Posted using Outdoor Hub Campfire


----------



## DanSS26

Checked last evening, no luck


----------



## perchoholic

Washington Romeo area nothing yet,,, my journals have been pretty consistant 2nd week of May.


----------



## morchella man

I hear you on that' May 5th usually produces the first good batch. But Now I have a feeling the 10th will be bring bushels.


----------



## bucksrus

Checked a spot last night in Wayne County. Nada.


----------



## Tyler B

went out this morning and did pretty good for only 2 hours just me and wife 57 and some nice ones finally......be out next 10 days...lol


----------



## iLiveInTrees

Going out for a look here before dark....taking the family out

posted using Outdoor Hub Campfire


----------



## bassburner

I got the kid for another hour but around 7 I'm free I got some good spots to check behind the house. Just wondering if u found all the shrooms in one spot or multiple. Thanks


Posted using Outdoor Hub Campfire


----------



## bassburner

I also whites grey or black just wondering


Posted using Outdoor Hub Campfire


----------



## cdavid202

went out for about an hour didnt find anything, spent most of the time looking for a new spot though...

C


----------



## Tyler B

all blacks for me...also not clumped up very good covered some ground in a short time..


----------



## fillingthefreezer

I spent 5 hours on Tuesday in Hillsdale county...nothing but 5 hours of walking and looking. Hopefully Friday will produce..


----------



## iLiveInTrees

Looked tonight for an hour Kk luck, maybe by the weekend

posted using Outdoor Hub Campfire


----------



## flagsup

Been going out every other day no luck so far. But got a feeling they are coming quick


----------



## crb

Found about 20 in Washtenaw yesterday nothing real big about an inch or so tall


----------



## Bangins

What the best thing to look for when searching for blacks, I know elm, ash and apple for whites, but have never found a black

posted using Outdoor Hub Campfire


----------



## crb

I dont really find blacks down here, I am not saying there arent any just that I dont find em. The ones I found yesterday were whites and greys


----------



## cdavid202

Bangins said:


> What the best thing to look for when searching for blacks, I know elm, ash and apple for whites, but have never found a black
> 
> posted using Outdoor Hub Campfire


BTA's ( big tooth aspen) trees

C

posted using Outdoor Hub Campfire


----------



## RippinLipp

Im in a prime spot rite now!!! Nothing but elms and not a thing.. Although I did pic 4 ticks off me before they sank in!!!!

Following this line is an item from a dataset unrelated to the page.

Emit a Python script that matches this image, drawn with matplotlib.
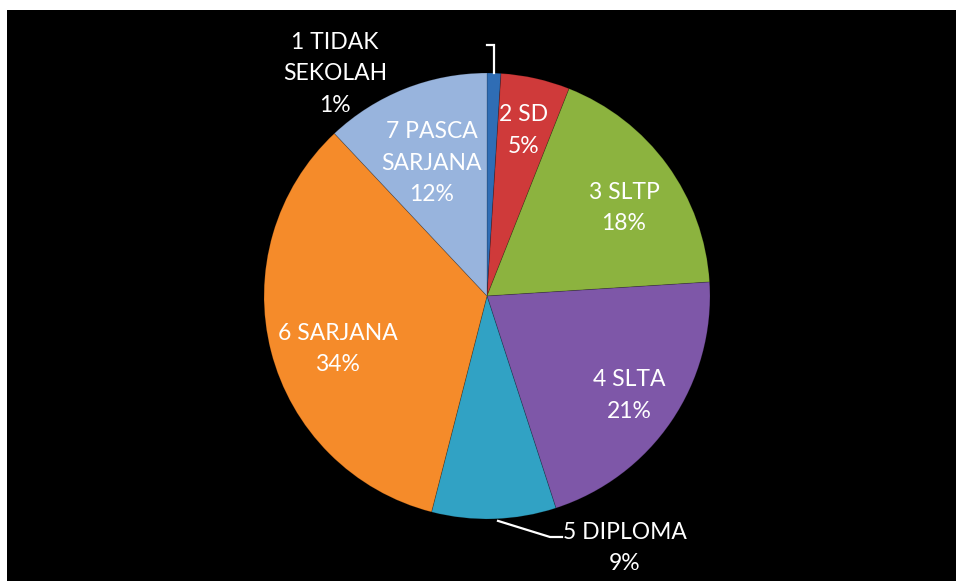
import numpy as np
import matplotlib
matplotlib.use("Agg")
import matplotlib.pyplot as plt
from matplotlib.patches import Rectangle

categories = ["1 TIDAK\nSEKOLAH", "2 SD", "3 SLTP", "4 SLTA", "5 DIPLOMA", "6 SARJANA", "7 PASCA\nSARJANA"]
values = [1, 5, 18, 21, 9, 34, 12]
pct_labels = ["1%", "5%", "18%", "21%", "9%", "34%", "12%"]

colors = ["#2F6DB5", "#CF3A3A", "#8CB33F", "#7E57A8", "#31A2C4", "#F58B2A", "#98B4DD"]
# label placement for inside labels: (radial factor, angular offset in degrees, clockwise)
label_pos = [None, (0.76, 0), (0.73, 3.3), (0.78, 0.8), None, (0.71, -5.2), (0.645, -1.0)]

plt.rcParams['font.family'] = ['Lato', 'DejaVu Sans']

W, H = 956, 581
fig = plt.figure(figsize=(W / 100, H / 100), dpi=100)
fig.patch.set_facecolor("white")
bg = Rectangle((7 / W, 0), 1.0, (H - 10) / H, transform=fig.transFigure,
               facecolor="black", edgecolor="none", zorder=-10)
fig.patches.append(bg)
ax = fig.add_axes([7 / W, 0, (W - 7) / W, (H - 10) / H])
ax.set_zorder(1)
ax.patch.set_alpha(0)
for s in ax.spines.values():
    s.set_visible(False)

cx, cy, R = 487, 581 - 296, 223
wedges, _ = ax.pie(values, colors=colors, startangle=90, counterclock=False,
                   center=(cx, cy), radius=R, frame=True,
                   wedgeprops=dict(edgecolor=(0, 0, 0, 0.2), linewidth=0.6))
ax.set_xlim(7, W)
ax.set_ylim(0, H - 10)
ax.set_aspect('equal', adjustable='datalim')
ax.set_xticks([]); ax.set_yticks([])
ax.patch.set_alpha(0)

fs = 16.5
ls = 1.62
for w, cat, pct, lp in zip(wedges, categories, pct_labels, label_pos):
    if lp is None:
        continue
    rf, off = lp
    mid = np.deg2rad((w.theta1 + w.theta2) / 2 - off)
    x = cx + rf * R * np.cos(mid)
    y = cy + rf * R * np.sin(mid)
    ax.text(x, y, cat + "\n" + pct, ha='center', va='center', color='white',
            fontsize=fs, linespacing=ls)

# outside label: 1 TIDAK SEKOLAH
w0 = wedges[0]
a0 = np.deg2rad((w0.theta1 + w0.theta2) / 2)
x0 = cx + R * np.cos(a0)
y0 = cy + R * np.sin(a0)
ax.plot([x0, x0, x0 - 7], [y0, 581 - 45, 581 - 45], color='white', lw=1.6,
        solid_joinstyle='miter')
ax.text(335, 581 - 74, categories[0] + "\n" + pct_labels[0], ha='center', va='center',
        color='white', fontsize=fs, linespacing=ls)

# outside label: 5 DIPLOMA
w4 = wedges[4]
a4 = np.deg2rad((w4.theta1 + w4.theta2) / 2)
x4 = cx + R * np.cos(a4)
y4 = cy + R * np.sin(a4)
ax.plot([x4 + 4, 550, 562], [y4 - 2, 581 - 537, 581 - 537], color='white', lw=1.6)
ax.text(625, 581 - 548, categories[4] + "\n" + pct_labels[4], ha='center', va='center',
        color='white', fontsize=fs, linespacing=ls)

fig.savefig("out.png", dpi=100, facecolor=fig.get_facecolor())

posted using Outdoor Hub Campfire


----------



## bassburner

Found 10 baby greys today while I was cutting grass. Still a little early I always find then first there.


Posted using Outdoor Hub Campfire


----------



## Brightman

Found about 20 white in my yard today. Still on the small side .my yard is all elms

posted using Outdoor Hub Campfire


----------



## knockoff64

Been picking Blacks since Apr. 30th. Every other day in two spots. About 150 so far. Mostly small, all mature ones today.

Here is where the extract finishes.